Namun, kebanyakan orang tua malah menghakimi anak mereka bermental lemah alih-alih memberi dukungan positif.
Setiap mencurahkan hati, mereka selalu dihakimi oleh keluarga dan selalu membandingkan dengan orang yang lebih tangguh, padahal tidak semua orang mampu.
Inilah yang generasi muda merasa rumah dan keluarga di dalamnya serasa bukan lagi rumah dalam artian sebenarnya.
Kebanyakan generasi muda lebih memilih untuk memendam masalah daripada selalu dilabeli anak yang lemah.
Dampaknya? Beberapa di antaranya merasa tidak bahagia dan berujung pada nekat bunuh diri sebagai jalan keluar dari hidup yang berat.

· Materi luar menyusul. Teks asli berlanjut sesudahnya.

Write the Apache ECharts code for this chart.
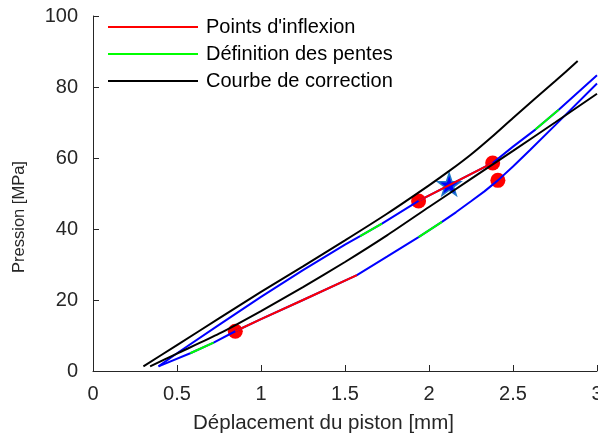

Kasus bunuh diri bisa dicegah apabila keluarga mau mendengarkan keluh kesah sang anak daripada menghardiknya.
2. Stigma kurang iman
Ketika mencurahkan isi hati kepada keluarga tentang masalah yang membuat kesehatan mentalnya terganggu, seorang anak malah dilabeli sebagai orang yang kurang beriman.
Setiap masalah yang timbul selalu dikaitkan dengan kurangnya seseorang untuk beribadah atau mengingat Tuhan.
Padahal, antara keimanan dan masalah kesehatan mental tidak pernah saling terkait menurut ilmu pengetahuan.
Hanya saja, karena masyarakat Indonesia terlalu fanatik beragama, mereka menyangkal isu kesehatan mental yang marak terjadi.